We prepare for death by preparing for what comes after death. We live well in order to die well. Life and death are intricately connected; if we do not live well, we cannot die well. But to live well, we must embrace that life itself has a beginning and an end, and during the time in-between, we can and should develop ourselves, our personal character, so that we can die well. It is because of death we find that life and what we do during it has value. It is because of death we cannot, indeed, must not ignore life and what we can do in it. With a Christian understanding of death, we find ourselves rejecting any gnostic treatment of the world which says the world and all that happens within it is meaningless, while we also reject any notion of existence which reverses such a gnostic error by thinking there is nothing to be gained in the transition of death.  Death is not our end; it is only the end of the beginning.

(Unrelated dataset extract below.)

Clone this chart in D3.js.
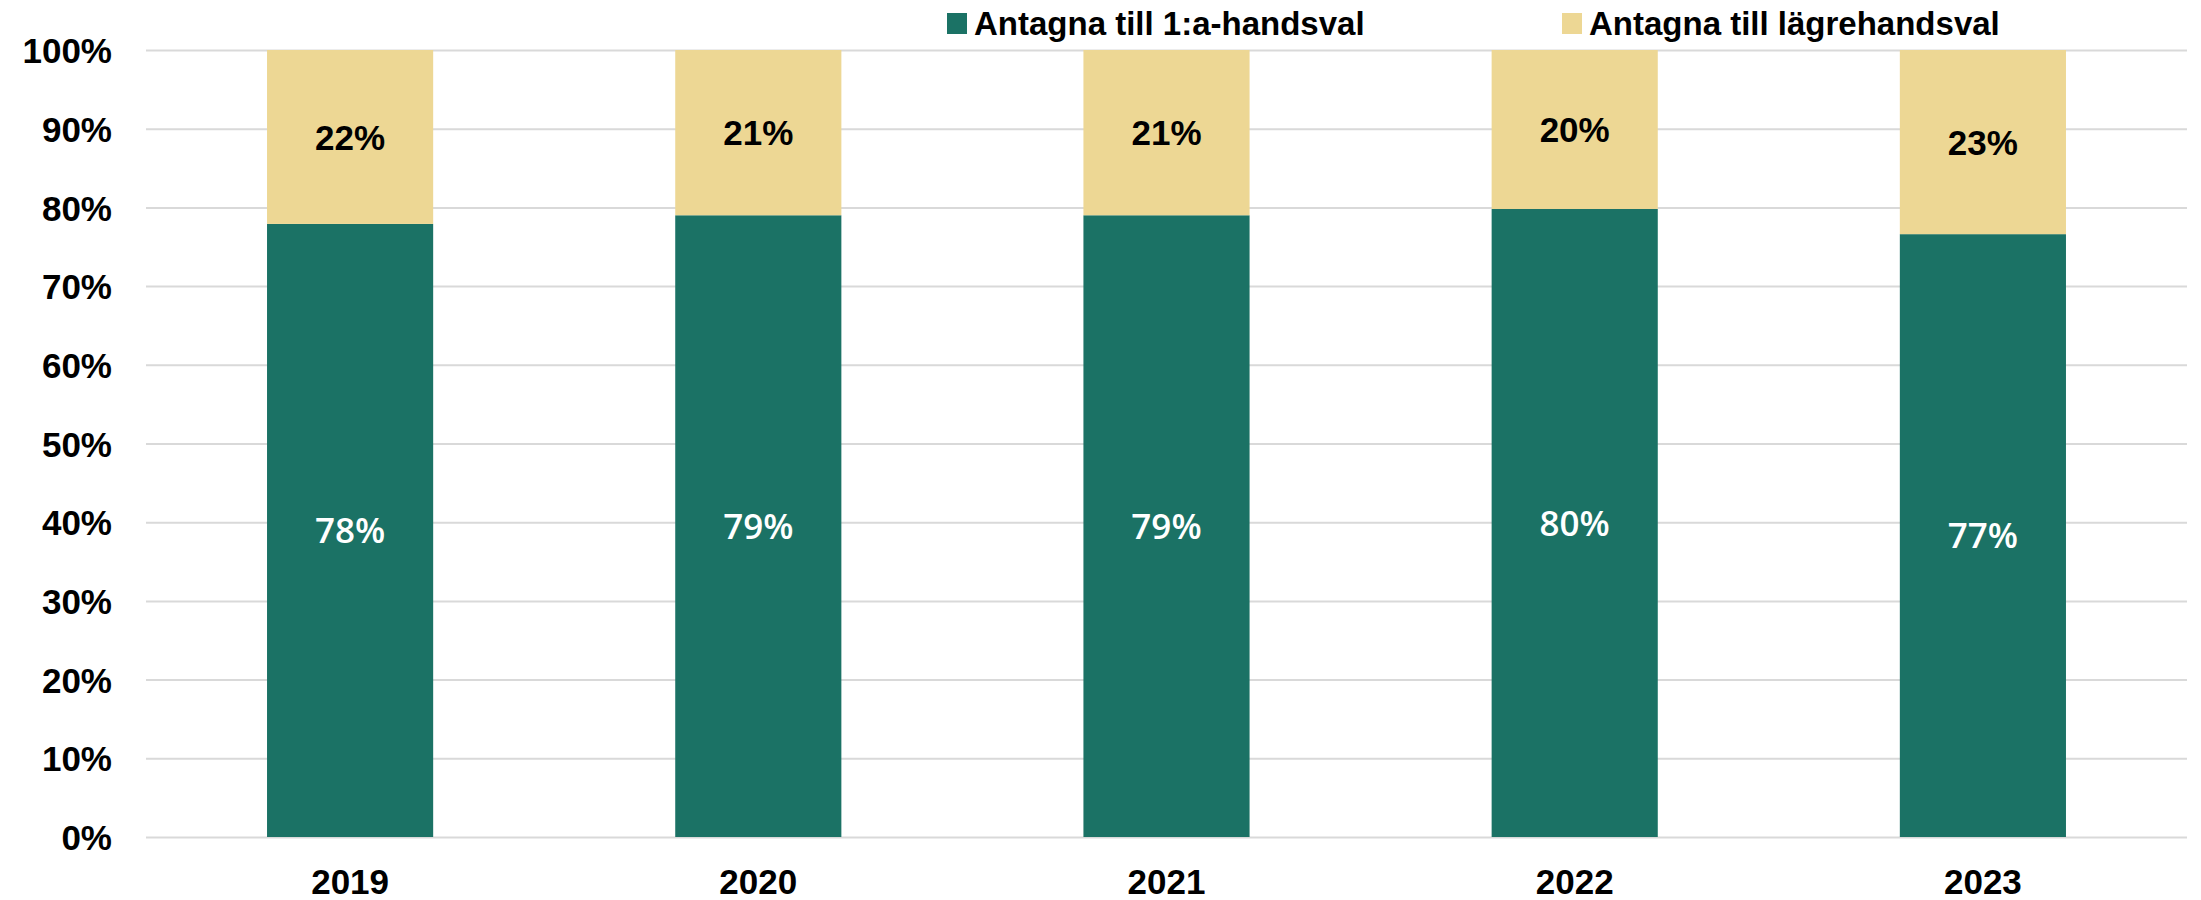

[1] Hans Urs von Balthasar, “Health Between Science and Wisdom” in Explorations in Theology V: Man Is Created. Trans. Adrian Walker (San Francisco: Ignatius Press, 2014), 111.

[2] Bede Griffiths, Return to the Center (Springfield, IL: Templegate, 1977), 91-2.

[3] Henri de Lubac, Catholicism: Christ and the Common Destiny of Man. Trans. Lancelot Sheppard and Elizabeth Englund, OCD (San Francisco: Ignatius Press, 1988), 119-20.

[4] Christoph Schönborn, From Death to Life. Trans. Brian McNeil, CRV (San Francisco: Ignatius Press, 1995), 180.

[5] Christoph Schönborn, From Death to Life, 185.

[6] Sergius Bulgakov, Bride of the Lamb. Trans. Boris Jakim (Grand Rapids, MI: William B Eerdmans Publishing Company, 2002), 375.